Concerns over the rupee’s continuous slide against the dollar are understandable. Yet, broader perspectives must prevail in responding to the liquidity shock from reversing foreign capital. That will prevent panic attempts like asking banks to desist from rupee forecasts which make markets jittery, according to the central bank (Business Standard, 8 July). Assuming forecasts can actually be curbed, what about forward trades in overseas non-deliverable markets, where the rupee hit Rs.61 on 6 July, after the US-jobs data release? Besides, market expectations are now quickly settling in an Rs.62-65 range.
At a deeper level, the reality of filling an $80-90 billion current account gap from capital account financing needs confronting. Are there enough tools to manage a liquidity stall really? Over 2009 till May 2013 no reserves were accreted despite a net capital inflow of $77 billion equity and $32 billion debt. Eroding reserves’ cover—less than six months’ import and short-term debt by residual maturity at 65% of reserves—all but eliminates such support. Responses like above do not even qualify as macroprudential measures, and more reflect controlled economic systems besides underlining the contradiction with the advanced economy feature that India prematurely exhibits, i.e. asset flows financing the current account deficit.
Given its vulnerability to short-term capital flight (largely debt and of late, equity sell-off too), there isn’t much immediate support policymakers can provide to the currency. Moreover, all emerging market currencies are as brutally hit. Hence, acknowledging that depreciation is part of the solution to the vulnerable external sector is useful, notwithstanding the resulting damages to public and private balance sheets. It is no one’s case that forex reserves be squandered in defending the rupee against a strengthening dollar, but using some them to manage market beliefs can be more effective than curbing rupee forecasts or asking overseas funds to prove they aren’t speculating on the currency. Markets otherwise, will be quick to realize that forex reserves are of just historical pride for the country, like its hoarders’ love for gold.
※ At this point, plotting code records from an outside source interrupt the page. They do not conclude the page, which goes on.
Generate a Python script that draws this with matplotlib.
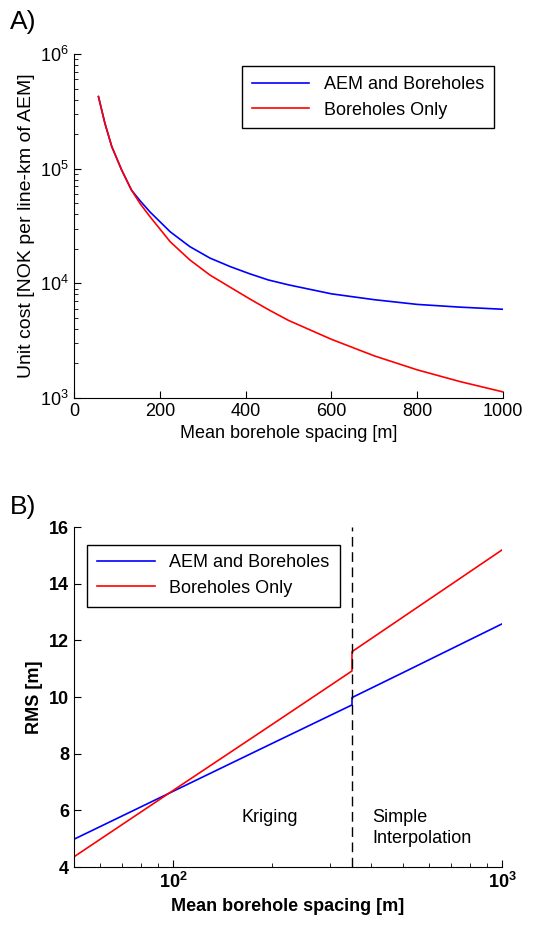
import numpy as np
import matplotlib
matplotlib.use("Agg")
import matplotlib.pyplot as plt
from matplotlib.ticker import LogLocator, NullFormatter, FixedLocator

plt.rcParams['font.family'] = ['Liberation Sans', 'DejaVu Sans']
plt.rcParams['mathtext.fontset'] = 'custom'
plt.rcParams['mathtext.rm'] = 'Liberation Sans'
plt.rcParams['mathtext.bf'] = 'Liberation Sans:bold'

# Panel A: unit cost vs spacing
spacing_a = [57, 72, 88, 111, 134, 155, 177, 224, 270, 317, 364, 410, 453,
             500, 600, 700, 800, 900, 1000]
cost_aem = [4.25e5, 2.49e5, 1.56e5, 9.75e4, 6.5e4, 5.2e4, 4.2e4, 2.82e4, 2.09e4, 1.66e4,
            1.4e4, 1.21e4, 1.07e4, 9.7e3, 8.1e3, 7.2e3, 6.55e3, 6.2e3, 5.94e3]
cost_bh = [4.25e5, 2.49e5, 1.56e5, 9.75e4, 6.5e4, 4.9e4, 3.82e4, 2.31e4, 1.6e4, 1.18e4,
           9.25e3, 7.3e3, 5.9e3, 4.75e3, 3.25e3, 2.33e3, 1.76e3, 1.39e3, 1.13e3]

# Panel B: RMS vs spacing, jump at 350 m (kriging -> simple interpolation)
spacing_b = [50, 100, 200, 350, 350, 500, 1000]
rms_aem = [4.98, 6.67, 8.36, 9.72, 9.98, 10.86, 12.58]
rms_bh = [4.36, 6.70, 9.03, 10.92, 11.6, 12.82, 15.19]
split_x = 350

fig = plt.figure(figsize=(5.43, 9.30), dpi=100)
W, H = 543, 930

def axes_px(x0, y0, x1, y1):
    return fig.add_axes([x0 / W, 1 - y1 / H, (x1 - x0) / W, (y1 - y0) / H])

fs = 13

# ---- A ----
ax1 = axes_px(74, 54, 503, 398)
ax1.plot(spacing_a, cost_aem, color='#0000ff', lw=1.2, label='AEM and Boreholes')
ax1.plot(spacing_a, cost_bh, color='#ff0000', lw=1.2, label='Boreholes Only')
ax1.set_yscale('log')
ax1.set_xlim(0, 1000)
ax1.set_ylim(1e3, 1e6)
ax1.set_xticks([0, 200, 400, 600, 800, 1000])
ax1.yaxis.set_minor_locator(LogLocator(base=10, subs=np.arange(2, 10)))
ax1.yaxis.set_minor_formatter(NullFormatter())
ax1.tick_params(which='both', direction='in', labelsize=fs)
ax1.tick_params(which='major', length=5)
ax1.tick_params(which='minor', length=3)
for s in ['top', 'right']:
    ax1.spines[s].set_visible(False)
ax1.set_xlabel('Mean borehole spacing [m]', fontsize=fs)
ax1.set_ylabel('Unit cost [NOK per line-km of AEM]', fontsize=14)
leg1 = ax1.legend(loc='upper right', bbox_to_anchor=(1.0, 0.99), fontsize=fs,
                  fancybox=False, edgecolor='black', framealpha=1, handlelength=3.2,
                  borderpad=0.55, labelspacing=0.45)
leg1.get_frame().set_linewidth(1.0)
fig.text(10 / W, 1 - 22 / H, 'A)', fontsize=19, va='center', ha='left')

# ---- B ----
ax2 = axes_px(74, 527, 502, 867)
ax2.plot(spacing_b, rms_aem, color='#0000ff', lw=1.2, label='AEM and Boreholes')
ax2.plot(spacing_b, rms_bh, color='#ff0000', lw=1.2, label='Boreholes Only')
ax2.axvline(split_x, color='black', lw=1.0, ls=(0, (7, 4)))
ax2.set_xscale('log')
ax2.set_xlim(50, 1000)
ax2.set_ylim(4, 16)
ax2.set_yticks([4, 6, 8, 10, 12, 14, 16])
ax2.xaxis.set_major_locator(FixedLocator([100, 1000]))
ax2.xaxis.set_minor_locator(LogLocator(base=10, subs=np.arange(2, 10)))
ax2.xaxis.set_minor_formatter(NullFormatter())
ax2.tick_params(which='both', direction='in', labelsize=fs)
ax2.tick_params(which='major', length=5)
ax2.tick_params(which='minor', length=3)
for lab in ax2.get_xticklabels() + ax2.get_yticklabels():
    lab.set_fontweight('bold')
for s in ['top', 'right']:
    ax2.spines[s].set_visible(False)
ax2.set_xlabel('Mean borehole spacing [m]', fontsize=fs, fontweight='bold')
ax2.set_ylabel('RMS [m]', fontsize=fs, fontweight='bold')
leg2 = ax2.legend(loc='upper left', bbox_to_anchor=(0.01, 0.975), fontsize=fs,
                  fancybox=False, edgecolor='black', framealpha=1, handlelength=3.2,
                  borderpad=0.55, labelspacing=0.45)
leg2.get_frame().set_linewidth(1.0)
ax2.text(197, 5.76, 'Kriging', fontsize=fs, ha='center', va='center')
ax2.text(403, 5.38, 'Simple\nInterpolation', fontsize=fs, ha='left', va='center',
         linespacing=1.3)
fig.text(10 / W, 1 - 507 / H, 'B)', fontsize=19, va='center', ha='left')

fig.savefig('out.png', dpi=100)
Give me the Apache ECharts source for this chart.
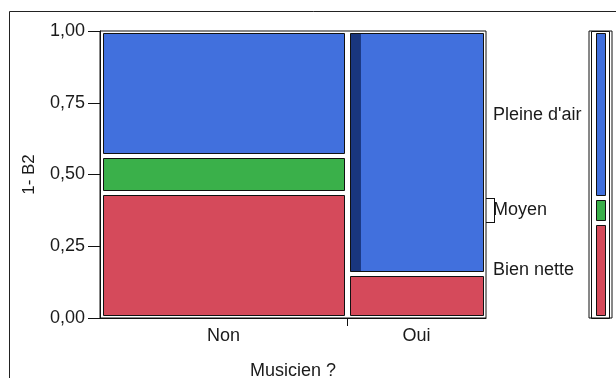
<!DOCTYPE html>
<html>
<head>
<meta charset="utf-8">
<script src="https://cdn.jsdelivr.net/npm/echarts@6.0.0/dist/echarts.min.js"></script>
<style>
  html, body { margin: 0; padding: 0; background: #fff; }
  #main { width: 616px; height: 378px; }
</style>
</head>
<body>
<div id="main"></div>
<script>
// mosaic: Musicien ? x 1- B2
var categories = ['Non', 'Oui'];
var levels = ['Bien nette', 'Moyen', "Pleine d'air"];
var colShare = [0.64, 0.36];
var nonShares = [0.435, 0.128, 0.437];
var ouiShares = [0.152, 0, 0.848];
var totalShares = [0.332, 0.085, 0.583];
var selectedShare = [0, 0.075]; // lignes sélectionnées (bande foncée) dans "Pleine d'air"
var yTicks = [0, 0.25, 0.5, 0.75, 1];

var colors = ['#d54a5b', '#3ab04a', '#4170dd'];
var selColor = '#19367e';
var font = "'Liberation Sans', Arial, sans-serif";
var txt = '#1a1a1a';

// tiles [x0, x1, y0, y1, level, selected]
var tiles = [];
var x0 = 0;
[nonShares, ouiShares].forEach(function (shares, i) {
  var y0 = 0;
  shares.forEach(function (s, j) {
    if (s > 0) {
      tiles.push([x0, x0 + colShare[i], y0, y0 + s, j, j === 2 ? selectedShare[i] : 0]);
    }
    y0 += s;
  });
  x0 += colShare[i];
});

var margTiles = [];
var cum = 0;
var margMid = [];
var margBounds = [];
totalShares.forEach(function (s, j) {
  margTiles.push([0, 1, cum, cum + s, j, 0]);
  margMid.push(cum + s / 2);
  cum += s;
  margBounds.push(cum);
});

var colMid = [];
var acc = 0;
colShare.forEach(function (w) { colMid.push(acc + w / 2); acc += w; });

function tileRenderer(gx, gy) {
  return function (params, api) {
    var a = api.coord([api.value(0), api.value(3)]);
    var b = api.coord([api.value(1), api.value(2)]);
    var x = Math.round(a[0] + gx) + 0.5;
    var y = Math.round(a[1] + gy) + 0.5;
    var w = Math.round(b[0] - gx) - 0.5 - x;
    var h = Math.round(b[1] - gy) - 0.5 - y;
    var kids = [{
      type: 'rect', shape: { x: x, y: y, width: w, height: h },
      style: { fill: colors[api.value(4)], stroke: null }
    }];
    var sel = api.value(5);
    if (sel > 0) {
      kids.push({
        type: 'rect', shape: { x: x, y: y, width: (b[0] - a[0]) * sel, height: h },
        style: { fill: selColor }
      });
    }
    kids.push({
      type: 'rect', shape: { x: x, y: y, width: w, height: h },
      style: { fill: null, stroke: '#111', lineWidth: 1 }
    });
    return { type: 'group', children: kids };
  };
}

var chart = echarts.init(document.getElementById('main'));
chart.setOption({
  animation: false,
  backgroundColor: '#fff',
  textStyle: { fontFamily: font },
  graphic: [{
    type: 'rect', shape: { x: 9.5, y: 11.5, width: 700, height: 500 },
    style: { fill: null, stroke: '#222', lineWidth: 1 }, silent: true, z: -1
  }],
  grid: [
    { left: 100, right: 130, top: 31, bottom: 60, outerBoundsMode: 'none', show: true, borderColor: '#111', borderWidth: 1 },
    { left: 589, right: 4, top: 31, bottom: 60, outerBoundsMode: 'none', show: true, borderColor: '#111', borderWidth: 1 }
  ],
  xAxis: [{
    type: 'value', gridIndex: 0, min: 0, max: 1,
    name: 'Musicien ?', nameLocation: 'middle', nameGap: 44,
    nameTextStyle: { fontSize: 18, color: txt, fontFamily: font },
    axisLine: { show: true, lineStyle: { color: '#111' } },
    axisTick: { show: true, length: 8, customValues: [colShare[0]], lineStyle: { color: '#111' } },
    axisLabel: {
      customValues: colMid, margin: 9, fontSize: 18, color: txt, fontFamily: font,
      formatter: function (v) {
        var k = colMid.indexOf(v);
        return k >= 0 ? categories[k] : '';
      }
    },
    splitLine: { show: false }
  }, {
    type: 'value', gridIndex: 1, min: 0, max: 1, show: false
  }],
  yAxis: [{
    type: 'value', gridIndex: 0, min: 0, max: 1, interval: 0.25,
    name: '1- B2', nameLocation: 'middle', nameGap: 62,
    nameTextStyle: { fontSize: 17, color: txt, fontFamily: font },
    axisLine: { show: true, lineStyle: { color: '#111' } },
    axisTick: { show: true, length: 12, lineStyle: { color: '#111' } },
    axisLabel: {
      margin: 15, fontSize: 18, color: txt, fontFamily: font,
      formatter: function (v) { return v.toFixed(2).replace('.', ','); }
    },
    splitLine: { show: false }
  }, {
    type: 'value', gridIndex: 0, min: 0, max: 1, position: 'right',
    axisLine: { show: false },
    axisTick: { show: true, length: 9, customValues: [margBounds[0], margBounds[1]], lineStyle: { color: '#111' } },
    axisLabel: {
      customValues: margMid, margin: 7, fontSize: 18, color: txt, fontFamily: font,
      formatter: function (v) {
        var k = margMid.indexOf(v);
        return k >= 0 ? levels[k] : '';
      }
    },
    splitLine: { show: false }
  }, {
    type: 'value', gridIndex: 1, min: 0, max: 1, show: false
  }],
  series: [{
    type: 'custom', xAxisIndex: 0, yAxisIndex: 0,
    renderItem: tileRenderer(2.5, 2),
    encode: { x: [0, 1], y: [2, 3] },
    data: tiles
  }, {
    // crochet de "Moyen" sur l'axe de droite
    type: 'custom', xAxisIndex: 0, yAxisIndex: 1, clip: false,
    renderItem: function (params, api) {
      var a = api.coord([1, api.value(0)]);
      var b = api.coord([1, api.value(1)]);
      var x = Math.round(a[0] + 8) + 0.5;
      return { type: 'line', shape: { x1: x, y1: a[1], x2: x, y2: b[1] }, style: { stroke: '#111', lineWidth: 1 } };
    },
    data: [[margBounds[0], margBounds[1]]]
  }, {
    type: 'custom', xAxisIndex: 1, yAxisIndex: 2,
    renderItem: function (params, api) {
      var a = api.coord([0, 1]);
      var b = api.coord([1, 0]);
      return {
        type: 'rect', shape: { x: Math.round(a[0]) + 2.5, y: Math.round(a[1]) + 0.5, width: b[0] - a[0] - 5, height: b[1] - a[1] },
        style: { fill: null, stroke: '#111', lineWidth: 1 }
      };
    },
    data: [[0]]
  }, {
    type: 'custom', xAxisIndex: 1, yAxisIndex: 2,
    renderItem: tileRenderer(6.5, 2),
    encode: { x: [0, 1], y: [2, 3] },
    data: margTiles
  }]
});
</script>
</body>
</html>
Notwithstanding the currency’s steep fall, India can ride out this storm. But it can only grow its way out of the current troubles; there’s isn’t another path. This perspective must inform any macroeconomic strategy. Here, it’s important to distinguish between foreign debt and equity financing; rather than maintain nominal yield differentials in the light of an improving US economy, it is the shrinking growth differential that ought to be addressed. Apart from that equity flows respond to lower inflation, falling interest rates and growth, historically too they have proven less prone to sudden, herded flight as equity investors are diversified across stocks and take a more fundamental view.
Therefore, desperation in attracting some more foreign debt, which has just shown its fickle nature, is ill-guided. By the same logic, a monetary policy strategy meeting reportedly to be held this Friday should desist from raising interest rates; having missed the window to lower interest rates on 17 June, raising them now to prop up foreign debt inflow will only compound the negatives for an output recovery. A calmer approach should factor in the offsetting effects of falling global commodity prices upon future inflation; that the liquidity shock comes hand-in-hand with returning growth in the US and stronger sentiments in the eurozone, the UK and Japan; and finally, that unlike Indonesia and Brazil, India doesn’t really need to defend its currency by raising interest rates.
Renu Kohli is a New Delhi-based macroeconomist; she is currently Lead Economist, DEA-ICRIER G20 Research Programme and a former staff member of the International Monetary Fund and Reserve Bank of India.